For problems 1 – 4 perform an index shift so that the series starts at $$n = 4$$.

1. $$\displaystyle \sum\limits_{n = 8}^\infty {\frac{{2 + n}}{{5 - n}}}$$
2. $$\displaystyle \sum\limits_{n = 2}^\infty {\frac{{{3^{n + 2}}}}{{1 - {4^{3n + 1}}}}}$$
3. $$\displaystyle \sum\limits_{n = 0}^\infty {{{\left( { - 2} \right)}^{2 - n}}\,{{\bf{e}}^{3n}}}$$
4. $$\displaystyle \sum\limits_{n = 5}^\infty {\frac{{{{\left( { - 1} \right)}^{3 + n}}{n^2}}}{{{n^2} - 2n + 1}}}$$
5. Strip out the first 4 terms from the series $$\displaystyle \sum\limits_{n = 0}^\infty {{3^n}\,{6^{2 - n}}}$$.

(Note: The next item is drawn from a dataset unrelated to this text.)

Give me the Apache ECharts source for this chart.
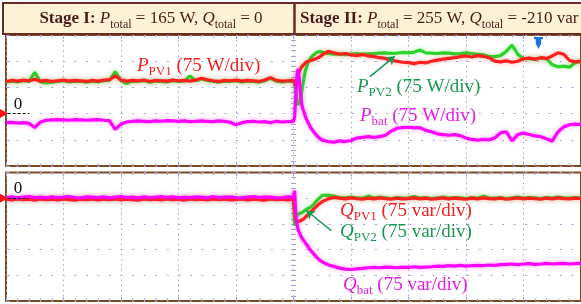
<!DOCTYPE html>
<html><head><meta charset="utf-8">
<script src="https://cdn.jsdelivr.net/npm/echarts@6/dist/echarts.min.js"></script>
<style>html,body{margin:0;padding:0;background:#fff;}#c{width:581px;height:304px;}</style>
</head><body><div id="c"></div>
<script>
// time axis in screen divisions (10 div across, trigger at centre)
const t = [
-5,-4.9,-4.8,-4.7,-4.6,-4.5,-4.4,-4.3,-4.2,-4.1,
-4,-3.9,-3.8,-3.7,-3.6,-3.5,-3.4,-3.3,-3.2,-3.1,
-3,-2.9,-2.8,-2.7,-2.6,-2.5,-2.4,-2.3,-2.2,-2.1,
-2,-1.9,-1.8,-1.7,-1.6,-1.5,-1.4,-1.3,-1.2,-1.1,
-1,-0.9,-0.8,-0.7,-0.6,-0.5,-0.4,-0.3,-0.2,-0.1,
0,
0.02,0.04,0.06,0.08,0.1,0.12,0.15,0.18,0.21,0.25,0.3,0.35,0.4,0.45,
0.5,0.6,0.7,0.8,0.9,1,1.1,1.2,1.3,1.4,
1.5,1.6,1.7,1.8,1.9,2,2.1,2.2,2.3,2.4,
2.5,2.6,2.7,2.8,2.9,3,3.1,3.2,3.3,3.4,
3.5,3.6,3.7,3.8,3.9,4,4.1,4.2,4.3,4.4,
4.5,4.6,4.7,4.8,4.9,5];

// top panel (W)
const pPV1 = [
92,95,93,96,94,98,93,95,92,94,
96,93,95,94,92,95,93,96,97,108,
96,93,95,94,96,92,95,94,93,96,
94,95,93,96,101,97,94,92,95,94,
96,93,95,94,92,96,103,95,93,94,
95,
88,80,95,110,120,128,135,140,146,150,152,155,158,162,
168,178,174,170,172,168,166,169,165,163,
160,158,152,150,147,146,143,147,145,150,
153,156,158,160,163,165,162,166,164,160,
150,148,151,147,150,157,159,156,160,158,
165,174,170,152,148,150];
const pPV2 = [
90,93,91,94,92,118,91,88,90,92,
94,91,93,92,90,93,91,94,95,120,
94,86,93,92,94,90,93,92,91,94,
92,93,108,94,99,95,92,90,93,92,
94,91,93,92,90,94,101,93,91,92,
93,
85,60,40,25,20,35,70,100,125,145,160,168,175,178,
176,172,170,171,169,170,172,170,171,172,
173,174,172,173,175,174,176,182,174,173,
172,174,173,171,172,174,172,170,168,164,
163,166,178,196,170,157,158,155,159,157,
140,134,136,133,146,149];
const pBat = [
-26,-25,-27,-26,-28,-40,-24,-19,-18,-17,
-18,-19,-17,-18,-19,-18,-17,-19,-20,-45,
-30,-24,-22,-21,-22,-23,-21,-22,-20,-21,
-22,-21,-23,-22,-21,-22,-23,-21,-22,-25,
-32,-26,-23,-22,-24,-23,-26,-22,-24,-23,
-22,
-10,50,110,128,100,60,20,5,-10,-25,-40,-52,-62,-70,
-76,-80,-82,-78,-80,-77,-70,-68,-66,-68,
-66,-62,-50,-42,-40,-39,-41,-40,-48,-52,
-58,-60,-62,-60,-63,-70,-74,-76,-74,-75,
-70,-55,-52,-78,-60,-56,-60,-64,-66,-72,
-79,-52,-38,-32,-30,-31];

// bottom panel (var)
const qPV1 = [
-3,-5,-2,-4,-3,-6,-2,-4,-3,-5,
-2,-4,-6,-3,-4,-2,-5,-3,-4,-2,
-5,-3,-4,-6,-2,-4,-3,-5,-2,-4,
-3,-6,-2,-4,-3,-5,-2,-4,-3,-5,
-4,-2,-5,-3,-4,-6,-2,-4,-3,-5,
-3,
-40,-66,-70,-68,-67,-66,-64,-60,-55,-48,-40,-32,-24,-16,
-10,-2,2,0,-2,1,-1,-3,0,-2,
1,-1,-3,0,-2,-1,1,-2,0,-3,
-1,1,-2,0,-1,-3,0,-2,1,-1,
-2,0,-3,-1,1,-2,0,-1,-3,0,
-2,1,-1,-2,0,-1];
const qPV2 = [
-2,-1,-3,-2,-1,-2,-3,-1,-2,-2,
-1,-3,-2,-2,-1,-3,-2,-1,-2,-3,
-2,-1,-3,-2,-2,-1,-3,-2,-1,-2,
-3,-2,-1,-2,-3,-1,-2,-2,-1,-3,
-2,-1,-3,-2,-1,-2,-3,-1,-2,-2,
-2,
-80,-55,-48,-46,-45,-44,-42,-38,-34,-30,-26,-18,-8,0,
8,9,6,2,1,3,1,0,6,1,
3,1,-1,2,0,1,5,0,2,-1,
1,3,0,2,1,-1,2,0,6,1,
0,2,-1,1,3,0,2,1,-1,2,
0,3,1,0,2,1];
const qBat = [
2,4,1,3,5,2,3,1,4,2,
3,5,2,1,4,3,2,4,1,3,
5,2,3,1,4,2,3,5,2,4,
1,3,2,4,3,1,5,2,3,4,
2,1,3,5,2,4,3,1,2,4,
3,
22,-51,-75,-92,-100,-108,-117,-124,-131,-141,-153,-162,-172,-180,
-186,-194,-199,-204,-207,-208,-206,-205,-203,-202,
-203,-201,-202,-203,-201,-202,-200,-202,-201,-200,
-198,-199,-197,-198,-196,-198,-197,-196,-197,-195,
-196,-194,-193,-192,-194,-192,-191,-193,-192,-190,
-192,-191,-190,-192,-191,-190];

// arrow annotations [from, to] in data units
const arrowP = [[1.33, 106], [1.76, 164]];
const arrowQ = [[0.66, -95], [0.225, -36]];
const triggerAt = [4.26, 225];

const SERIF = '"Liberation Serif", "DejaVu Serif", serif';
const RED = '#ff1f1f', GREEN = '#2ad42a', MAG = '#ff00ff';
const RED_T = '#f51d1d', GREEN_T = '#17994c', MAG_T = '#e41be4';
const GRIDC = '#a3a3d6', BROWN = '#7a4a22', HEAD = '#6e2b22';

function richSet(color, size) {
  const lh = size + 6, ss = Math.round(size * 0.7);
  return {
    b: {fontFamily: SERIF, fontSize: size, fontWeight: 'bold', fill: color, color: color, lineHeight: lh},
    n: {fontFamily: SERIF, fontSize: size, fill: color, color: color, lineHeight: lh},
    i: {fontFamily: SERIF, fontSize: size, fontStyle: 'italic', fill: color, color: color, lineHeight: lh},
    s: {fontFamily: SERIF, fontSize: ss, fill: color, color: color, lineHeight: ss + 2, verticalAlign: 'bottom'}
  };
}
function txt(text, x, y, color, size, align) {
  return {type: 'text', x: x, y: y, z: 120, silent: true,
    style: {text: text, rich: richSet(color, size), align: align || 'left', verticalAlign: 'middle', fontFamily: SERIF, fontSize: size, fill: color}};
}
const pairs = v => t.map((x, i) => [x, v[i]]);

function xAx(gi, pos, split) {
  return {type: 'value', gridIndex: gi, min: -5, max: 5, interval: 1, position: pos,
    axisLine: {show: false, onZero: false}, axisLabel: {show: false},
    axisTick: {show: true, inside: true, length: 4, lineStyle: {color: GRIDC}},
    minorTick: {show: true, splitNumber: 5, length: 2.5, lineStyle: {color: GRIDC}},
    splitLine: {show: split, lineStyle: {color: GRIDC, width: 1, type: [1.5, 3.6]}}};
}
function yAx(gi, min, max, pos, onZero, split, minor, len) {
  return {type: 'value', gridIndex: gi, min: min, max: max, interval: 75, position: pos,
    axisLine: {show: false, onZero: onZero}, axisLabel: {show: false},
    axisTick: {show: true, inside: true, length: len, lineStyle: {color: GRIDC}},
    minorTick: {show: minor, splitNumber: 5, length: len, lineStyle: {color: GRIDC}},
    splitLine: {show: split, lineStyle: {color: GRIDC, width: 1, type: [2, 9.56], dashOffset: 1}}};
}
function trace(data, color, glow, xi, yi, z, extra) {
  return Object.assign({type: 'line', xAxisIndex: xi, yAxisIndex: yi, data: pairs(data), z: z,
    showSymbol: false, symbol: 'none', animation: false, silent: true, clip: false,
    lineStyle: {color: color, width: 3.2, shadowColor: glow, shadowBlur: 5}}, extra || {});
}
function zeroMarks() {
  return {
    markLine: {silent: true, symbol: ['none', 'none'], animation: false,
      lineStyle: {color: '#000', type: [3, 2], width: 1},
      label: {show: true, formatter: '0', position: 'insideStartTop', color: '#111', fontFamily: SERIF, fontSize: 17, distance: [6, 1]},
      data: [[{coord: [-4.97, 0]}, {coord: [-4.6, 0]}]]},
    markPoint: {silent: true, animation: false, symbol: 'triangle', symbolRotate: -90, symbolSize: [9, 8], symbolOffset: [-2, 0],
      itemStyle: {color: '#ff1010'}, label: {show: false}, data: [{coord: [-5, 0]}]}
  };
}
function arrowMark(a) {
  return {markLine: {silent: true, animation: false, symbol: ['none', 'arrow'], symbolSize: 8,
    lineStyle: {color: GREEN_T, width: 1.5, type: 'solid'}, label: {show: false},
    data: [[{coord: a[0]}, {coord: a[1]}]]}};
}

const chart = echarts.init(document.getElementById('c'), null, {renderer: 'canvas'});
chart.setOption({
  animation: false,
  backgroundColor: '#ffffff',
  grid: [
    {left: 6, top: 35, width: 578, height: 131, show: true, borderColor: BROWN, borderWidth: 2, backgroundColor: '#fff'},
    {left: 6, top: 172.5, width: 578, height: 128.5, show: true, borderColor: BROWN, borderWidth: 2, backgroundColor: '#fff'}
  ],
  xAxis: [xAx(0, 'bottom', true), xAx(0, 'top', false), xAx(1, 'bottom', true), xAx(1, 'top', false)],
  yAxis: [
    yAx(0, -150, 225, 'left', true, true, true, 2.5),
    yAx(0, -150, 225, 'right', true, false, true, 2.5),
    yAx(0, -150, 225, 'left', false, false, false, 4),
    yAx(1, -300, 75, 'left', true, true, true, 2.5),
    yAx(1, -300, 75, 'right', true, false, true, 2.5),
    yAx(1, -300, 75, 'left', false, false, false, 4)
  ],
  series: [
    trace(pPV2, GREEN, 'rgba(42,212,42,0.35)', 0, 0, 2, arrowMark(arrowP)),
    trace(pPV1, RED, 'rgba(255,31,31,0.35)', 0, 0, 3, {markPoint: {silent: true, animation: false,
      symbol: 'path://M0,0 L10,0 L10,2 L8,2 L8,6 L5,11 L2,6 L2,2 L0,2 Z', symbolSize: [9, 12], symbolOffset: [0, 8],
      itemStyle: {color: '#1f6fe5'}, label: {show: false}, data: [{coord: triggerAt}]}}),
    trace(pBat, MAG, 'rgba(255,0,255,0.35)', 0, 0, 4, zeroMarks()),
    trace(qPV2, GREEN, 'rgba(42,212,42,0.35)', 2, 3, 2, arrowMark(arrowQ)),
    trace(qPV1, RED, 'rgba(255,31,31,0.35)', 2, 3, 3),
    trace(qBat, MAG, 'rgba(255,0,255,0.35)', 2, 3, 4, zeroMarks())
  ],
  graphic: [
    {type: 'rect', z: 100, silent: true, shape: {x: 3, y: 3, width: 620, height: 31},
      style: {fill: '#fdf1d6', stroke: HEAD, lineWidth: 2}},
    {type: 'line', z: 101, silent: true, shape: {x1: 294.5, y1: 3, x2: 294.5, y2: 34},
      style: {stroke: HEAD, lineWidth: 2.5}},
    txt('{b|Stage I:} {i|P}{s|total}{n| = 165 W, }{i|Q}{s|total}{n| = 0}', 151, 19, '#4a1a18', 17, 'center'),
    txt('{b|Stage II:} {i|P}{s|total}{n| = 255 W, }{i|Q}{s|total}{n| = -210 var}', 300, 19, '#4a1a18', 17, 'left'),
    txt('{i|P}{s|PV1}{n| (75 W/div)}', 137, 66, RED_T, 19),
    txt('{i|P}{s|PV2}{n| (75 W/div)}', 357, 87, GREEN_T, 19),
    txt('{i|P}{s|bat}{n| (75 W/div)}', 360, 116, MAG_T, 19),
    txt('{i|Q}{s|PV1}{n| (75 var/div)}', 340, 211, RED_T, 19),
    txt('{i|Q}{s|PV2}{n| (75 var/div)}', 340, 232, GREEN_T, 19),
    txt('{i|Q}{s|bat}{n| (75 var/div)}', 343, 285, MAG_T, 19)
  ]
});
</script></body></html>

6. Strip out the first 2 terms from the series $$\displaystyle \sum\limits_{n = 3}^\infty {\frac{4}{{{n^2} + n + 1}}}$$.
7. Given that $$\displaystyle \sum\limits_{n = 4}^\infty {n\,{4^{ - n}}} = 0.02257$$ determine the value of $$\displaystyle \sum\limits_{n = 1}^\infty {n\,{4^{ - n}}}$$.
8. Given that $$\displaystyle \sum\limits_{n = 3}^\infty {\frac{{n + 1}}{{{n^3}}}} = 0.47199$$ determine the value of $$\displaystyle \sum\limits_{n = 5}^\infty {\frac{{n + 1}}{{{n^3}}}}$$.